** BEGIN **

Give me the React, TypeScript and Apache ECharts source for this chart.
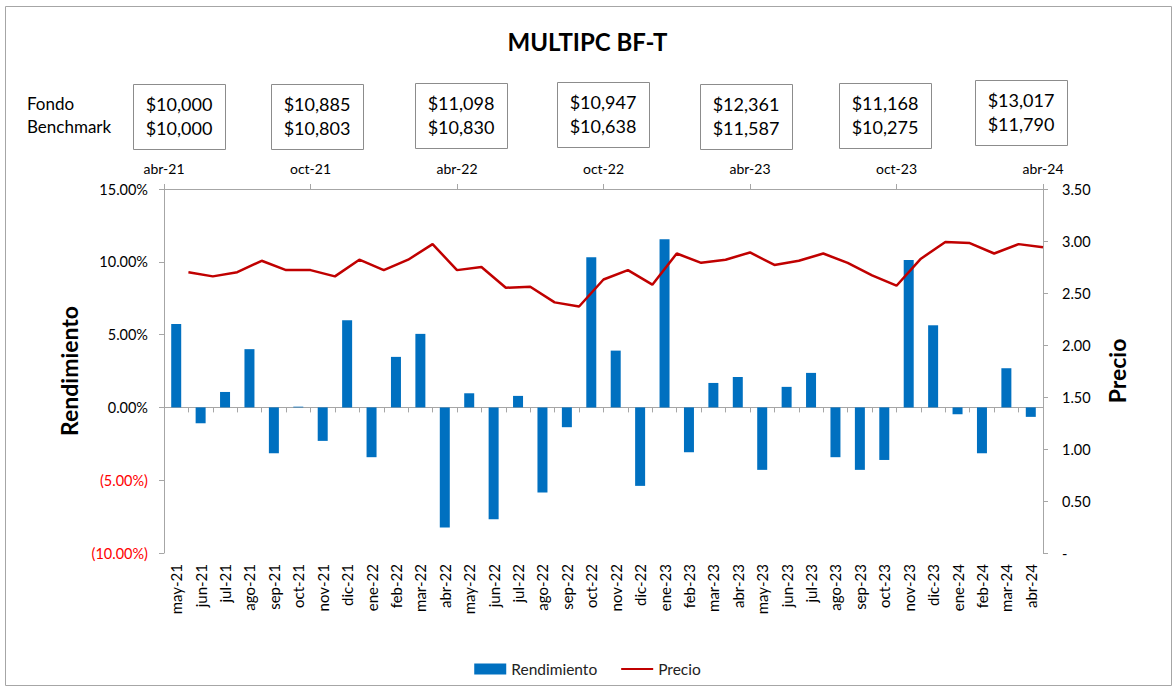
import React, { useEffect, useRef } from "react";
import * as echarts from "echarts";

const months = [
  "may-21", "jun-21", "jul-21", "ago-21", "sep-21", "oct-21", "nov-21", "dic-21",
  "ene-22", "feb-22", "mar-22", "abr-22", "may-22", "jun-22", "jul-22", "ago-22",
  "sep-22", "oct-22", "nov-22", "dic-22", "ene-23", "feb-23", "mar-23", "abr-23",
  "may-23", "jun-23", "jul-23", "ago-23", "sep-23", "oct-23", "nov-23", "dic-23",
  "ene-24", "feb-24", "mar-24", "abr-24",
];

// top (secondary) axis: month-end boundaries, starting one month earlier
const topAxisLabels = ["abr-21", ...months];

const rendimiento = [
  5.73, -1.09, 1.06, 4.0, -3.15, 0.05, -2.3, 5.99, -3.42, 3.47, 5.05, -8.25,
  0.97, -7.68, 0.79, -5.85, -1.36, 10.32, 3.9, -5.39, 11.55, -3.08, 1.68, 2.09,
  -4.29, 1.41, 2.37, -3.42, -4.29, -3.61, 10.13, 5.64, -0.47, -3.15, 2.69, -0.65,
];

const precio = [
  2.7, 2.66, 2.7, 2.81, 2.72, 2.72, 2.66, 2.82, 2.72, 2.82, 2.97, 2.72,
  2.75, 2.55, 2.56, 2.41, 2.37, 2.63, 2.72, 2.58, 2.88, 2.79, 2.82, 2.89,
  2.77, 2.81, 2.88, 2.79, 2.67, 2.57, 2.83, 2.99, 2.98, 2.88, 2.97, 2.94,
];

const boxDates = ["abr-21", "oct-21", "abr-22", "oct-22", "abr-23", "oct-23", "abr-24"];
const fondoValues = [10000, 10885, 11098, 10947, 12361, 11168, 13017];
const benchmarkValues = [10000, 10803, 10830, 10638, 11587, 10275, 11790];

const FONT = "Lato";
const AXIS_COLOR = "#A6A6A6";

const boxLeft = [133, 271, 415, 557, 700, 839, 975];
const boxTop = [84, 84, 83, 82, 84, 83, 80];

const fmtMoney = (v: number) => "$" + v.toLocaleString("en-US");

export default function App() {
  const ref = useRef<HTMLDivElement>(null);

  useEffect(() => {
    if (!ref.current) return;
    const chart = echarts.init(ref.current, undefined, { renderer: "svg" });

    const boxes: any[] = boxDates.map((d, i) => ({
      type: "group",
      x: boxLeft[i],
      y: boxTop[i],
      children: [
        {
          type: "rect",
          shape: { x: 0.5, y: 0.5, width: 92, height: 65 },
          style: { fill: "#fff", stroke: "#8C8C8C", lineWidth: 1 },
        },
        {
          type: "text",
          x: 46,
          y: 20,
          style: {
            text: fmtMoney(fondoValues[i]),
            font: `18px ${FONT}`,
            fill: "#000",
            textAlign: "center",
            textVerticalAlign: "middle",
          },
        },
        {
          type: "text",
          x: 46,
          y: 44,
          style: {
            text: fmtMoney(benchmarkValues[i]),
            font: `18px ${FONT}`,
            fill: "#000",
            textAlign: "center",
            textVerticalAlign: "middle",
          },
        },
      ],
    }));

    const option: any = {
      animation: false,
      backgroundColor: "#fff",
      textStyle: { fontFamily: FONT },
      title: {
        text: "MULTIPC BF-T",
        left: "center",
        top: 24,
        textStyle: { fontFamily: FONT, fontSize: 24, fontWeight: "bold", color: "#000" },
      },
      legend: {
        top: 656,
        left: "center",
        itemWidth: 32,
        itemHeight: 11,
        itemGap: 23,
        textStyle: { fontFamily: FONT, fontSize: 15.5, color: "#222" },
        data: [
          { name: "Rendimiento", icon: "rect" },
          { name: "Precio", itemStyle: { opacity: 0 } },
        ],
      },
      grid: { left: 164, right: 132, top: 189, bottom: 135, containLabel: false },
      xAxis: [
        {
          type: "category",
          data: months,
          position: "bottom",
          axisLine: { show: true, onZero: true, lineStyle: { color: AXIS_COLOR, width: 1 } },
          axisTick: { show: true, length: 5, interval: 0, lineStyle: { color: AXIS_COLOR } },
          axisLabel: { show: false },
          splitLine: { show: false },
        },
        {
          type: "category",
          data: topAxisLabels,
          position: "top",
          boundaryGap: false,
          axisLine: { show: true, onZero: false, lineStyle: { color: AXIS_COLOR, width: 1 } },
          axisTick: { show: true, length: 5, interval: 5, lineStyle: { color: AXIS_COLOR } },
          axisLabel: { show: true, interval: 5, margin: 14, fontFamily: FONT, fontSize: 14, color: "#000" },
          splitLine: { show: false },
        },
        {
          type: "category",
          data: months,
          position: "bottom",
          axisLine: { show: false, onZero: false },
          axisTick: { show: false },
          axisLabel: {
            show: true,
            interval: 0,
            rotate: 90,
            margin: 11,
            fontFamily: FONT,
            fontSize: 15,
            color: "#000",
          },
          splitLine: { show: false },
        },
      ],
      yAxis: [
        {
          type: "value",
          min: -10,
          max: 15,
          interval: 5,
          position: "left",
          name: "Rendimiento",
          nameLocation: "middle",
          nameGap: 80,
          nameTextStyle: { fontFamily: FONT, fontSize: 23, fontWeight: "bold", color: "#000" },
          axisLine: { show: true, lineStyle: { color: AXIS_COLOR, width: 1 } },
          axisTick: { show: true, length: 5, lineStyle: { color: AXIS_COLOR } },
          splitLine: { show: false },
          axisLabel: {
            margin: 16,
            fontFamily: FONT,
            fontSize: 14.5,
            formatter: (v: number) =>
              v < 0 ? `(${Math.abs(v).toFixed(2)}%)` : `${v.toFixed(2)}%`,
            color: (v: any) => (parseFloat(v) < 0 ? "#FF0000" : "#000"),
          },
        },
        {
          type: "value",
          min: 0,
          max: 3.5,
          interval: 0.5,
          position: "right",
          name: "Precio",
          nameLocation: "middle",
          nameGap: 62,
          nameRotate: 90,
          nameTextStyle: { fontFamily: FONT, fontSize: 23, fontWeight: "bold", color: "#000" },
          axisLine: { show: true, lineStyle: { color: AXIS_COLOR, width: 1 } },
          axisTick: { show: true, length: 5, lineStyle: { color: AXIS_COLOR } },
          splitLine: { show: false },
          axisLabel: {
            margin: 19,
            fontFamily: FONT,
            fontSize: 14.5,
            color: "#000",
            formatter: (v: number) => (v === 0 ? "-" : v.toFixed(2)),
          },
        },
      ],
      series: [
        {
          name: "Rendimiento",
          type: "bar",
          xAxisIndex: 0,
          yAxisIndex: 0,
          data: rendimiento,
          barWidth: 10,
          itemStyle: { color: "#0070C0" },
        },
        {
          name: "Precio",
          type: "line",
          xAxisIndex: 1,
          yAxisIndex: 1,
          data: [null, ...precio],
          symbol: "none",
          lineStyle: { color: "#C00000", width: 2.5 },
          itemStyle: { color: "#C00000" },
        },
      ],
      graphic: [
        {
          type: "rect",
          silent: true,
          z: -10,
          shape: { x: 5.5, y: 6.5, width: 1166, height: 679 },
          style: { fill: "none", stroke: "#A6A6A6", lineWidth: 1 },
        },
        {
          type: "text",
          x: 27,
          y: 103,
          style: { text: "Fondo", font: `17px ${FONT}`, fill: "#000", textVerticalAlign: "middle" },
        },
        {
          type: "text",
          x: 27,
          y: 126,
          style: { text: "Benchmark", font: `17px ${FONT}`, fill: "#000", textVerticalAlign: "middle" },
        },
        ...boxes,
      ],
    };

    chart.setOption(option);
    return () => chart.dispose();
  }, []);

  return (
    <div
      ref={ref}
      style={{ position: "fixed", left: 0, top: 0, width: 1175, height: 688, background: "#fff" }}
    />
  );
}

** END **

§ **Task to carry out**
Copy each line exactly, and leave the pictures out of your copy.

§ **Response for this exercise**
Give me the React, TypeScript and Apache ECharts source for this chart.
import React, { useEffect, useRef } from "react";
import * as echarts from "echarts";

const months = [
  "may-21", "jun-21", "jul-21", "ago-21", "sep-21", "oct-21", "nov-21", "dic-21",
  "ene-22", "feb-22", "mar-22", "abr-22", "may-22", "jun-22", "jul-22", "ago-22",
  "sep-22", "oct-22", "nov-22", "dic-22", "ene-23", "feb-23", "mar-23", "abr-23",
  "may-23", "jun-23", "jul-23", "ago-23", "sep-23", "oct-23", "nov-23", "dic-23",
  "ene-24", "feb-24", "mar-24", "abr-24",
];

// top (secondary) axis: month-end boundaries, starting one month earlier
const topAxisLabels = ["abr-21", ...months];

const rendimiento = [
  5.73, -1.09, 1.06, 4.0, -3.15, 0.05, -2.3, 5.99, -3.42, 3.47, 5.05, -8.25,
  0.97, -7.68, 0.79, -5.85, -1.36, 10.32, 3.9, -5.39, 11.55, -3.08, 1.68, 2.09,
  -4.29, 1.41, 2.37, -3.42, -4.29, -3.61, 10.13, 5.64, -0.47, -3.15, 2.69, -0.65,
];

const precio = [
  2.7, 2.66, 2.7, 2.81, 2.72, 2.72, 2.66, 2.82, 2.72, 2.82, 2.97, 2.72,
  2.75, 2.55, 2.56, 2.41, 2.37, 2.63, 2.72, 2.58, 2.88, 2.79, 2.82, 2.89,
  2.77, 2.81, 2.88, 2.79, 2.67, 2.57, 2.83, 2.99, 2.98, 2.88, 2.97, 2.94,
];

const boxDates = ["abr-21", "oct-21", "abr-22", "oct-22", "abr-23", "oct-23", "abr-24"];
const fondoValues = [10000, 10885, 11098, 10947, 12361, 11168, 13017];
const benchmarkValues = [10000, 10803, 10830, 10638, 11587, 10275, 11790];

const FONT = "Lato";
const AXIS_COLOR = "#A6A6A6";

const boxLeft = [133, 271, 415, 557, 700, 839, 975];
const boxTop = [84, 84, 83, 82, 84, 83, 80];

const fmtMoney = (v: number) => "$" + v.toLocaleString("en-US");

export default function App() {
  const ref = useRef<HTMLDivElement>(null);

  useEffect(() => {
    if (!ref.current) return;
    const chart = echarts.init(ref.current, undefined, { renderer: "svg" });

    const boxes: any[] = boxDates.map((d, i) => ({
      type: "group",
      x: boxLeft[i],
      y: boxTop[i],
      children: [
        {
          type: "rect",
          shape: { x: 0.5, y: 0.5, width: 92, height: 65 },
          style: { fill: "#fff", stroke: "#8C8C8C", lineWidth: 1 },
        },
        {
          type: "text",
          x: 46,
          y: 20,
          style: {
            text: fmtMoney(fondoValues[i]),
            font: `18px ${FONT}`,
            fill: "#000",
            textAlign: "center",
            textVerticalAlign: "middle",
          },
        },
        {
          type: "text",
          x: 46,
          y: 44,
          style: {
            text: fmtMoney(benchmarkValues[i]),
            font: `18px ${FONT}`,
            fill: "#000",
            textAlign: "center",
            textVerticalAlign: "middle",
          },
        },
      ],
    }));

    const option: any = {
      animation: false,
      backgroundColor: "#fff",
      textStyle: { fontFamily: FONT },
      title: {
        text: "MULTIPC BF-T",
        left: "center",
        top: 24,
        textStyle: { fontFamily: FONT, fontSize: 24, fontWeight: "bold", color: "#000" },
      },
      legend: {
        top: 656,
        left: "center",
        itemWidth: 32,
        itemHeight: 11,
        itemGap: 23,
        textStyle: { fontFamily: FONT, fontSize: 15.5, color: "#222" },
        data: [
          { name: "Rendimiento", icon: "rect" },
          { name: "Precio", itemStyle: { opacity: 0 } },
        ],
      },
      grid: { left: 164, right: 132, top: 189, bottom: 135, containLabel: false },
      xAxis: [
        {
          type: "category",
          data: months,
          position: "bottom",
          axisLine: { show: true, onZero: true, lineStyle: { color: AXIS_COLOR, width: 1 } },
          axisTick: { show: true, length: 5, interval: 0, lineStyle: { color: AXIS_COLOR } },
          axisLabel: { show: false },
          splitLine: { show: false },
        },
        {
          type: "category",
          data: topAxisLabels,
          position: "top",
          boundaryGap: false,
          axisLine: { show: true, onZero: false, lineStyle: { color: AXIS_COLOR, width: 1 } },
          axisTick: { show: true, length: 5, interval: 5, lineStyle: { color: AXIS_COLOR } },
          axisLabel: { show: true, interval: 5, margin: 14, fontFamily: FONT, fontSize: 14, color: "#000" },
          splitLine: { show: false },
        },
        {
          type: "category",
          data: months,
          position: "bottom",
          axisLine: { show: false, onZero: false },
          axisTick: { show: false },
          axisLabel: {
            show: true,
            interval: 0,
            rotate: 90,
            margin: 11,
            fontFamily: FONT,
            fontSize: 15,
            color: "#000",
          },
          splitLine: { show: false },
        },
      ],
      yAxis: [
        {
          type: "value",
          min: -10,
          max: 15,
          interval: 5,
          position: "left",
          name: "Rendimiento",
          nameLocation: "middle",
          nameGap: 80,
          nameTextStyle: { fontFamily: FONT, fontSize: 23, fontWeight: "bold", color: "#000" },
          axisLine: { show: true, lineStyle: { color: AXIS_COLOR, width: 1 } },
          axisTick: { show: true, length: 5, lineStyle: { color: AXIS_COLOR } },
          splitLine: { show: false },
          axisLabel: {
            margin: 16,
            fontFamily: FONT,
            fontSize: 14.5,
            formatter: (v: number) =>
              v < 0 ? `(${Math.abs(v).toFixed(2)}%)` : `${v.toFixed(2)}%`,
            color: (v: any) => (parseFloat(v) < 0 ? "#FF0000" : "#000"),
          },
        },
        {
          type: "value",
          min: 0,
          max: 3.5,
          interval: 0.5,
          position: "right",
          name: "Precio",
          nameLocation: "middle",
          nameGap: 62,
          nameRotate: 90,
          nameTextStyle: { fontFamily: FONT, fontSize: 23, fontWeight: "bold", color: "#000" },
          axisLine: { show: true, lineStyle: { color: AXIS_COLOR, width: 1 } },
          axisTick: { show: true, length: 5, lineStyle: { color: AXIS_COLOR } },
          splitLine: { show: false },
          axisLabel: {
            margin: 19,
            fontFamily: FONT,
            fontSize: 14.5,
            color: "#000",
            formatter: (v: number) => (v === 0 ? "-" : v.toFixed(2)),
          },
        },
      ],
      series: [
        {
          name: "Rendimiento",
          type: "bar",
          xAxisIndex: 0,
          yAxisIndex: 0,
          data: rendimiento,
          barWidth: 10,
          itemStyle: { color: "#0070C0" },
        },
        {
          name: "Precio",
          type: "line",
          xAxisIndex: 1,
          yAxisIndex: 1,
          data: [null, ...precio],
          symbol: "none",
          lineStyle: { color: "#C00000", width: 2.5 },
          itemStyle: { color: "#C00000" },
        },
      ],
      graphic: [
        {
          type: "rect",
          silent: true,
          z: -10,
          shape: { x: 5.5, y: 6.5, width: 1166, height: 679 },
          style: { fill: "none", stroke: "#A6A6A6", lineWidth: 1 },
        },
        {
          type: "text",
          x: 27,
          y: 103,
          style: { text: "Fondo", font: `17px ${FONT}`, fill: "#000", textVerticalAlign: "middle" },
        },
        {
          type: "text",
          x: 27,
          y: 126,
          style: { text: "Benchmark", font: `17px ${FONT}`, fill: "#000", textVerticalAlign: "middle" },
        },
        ...boxes,
      ],
    };

    chart.setOption(option);
    return () => chart.dispose();
  }, []);

  return (
    <div
      ref={ref}
      style={{ position: "fixed", left: 0, top: 0, width: 1175, height: 688, background: "#fff" }}
    />
  );
}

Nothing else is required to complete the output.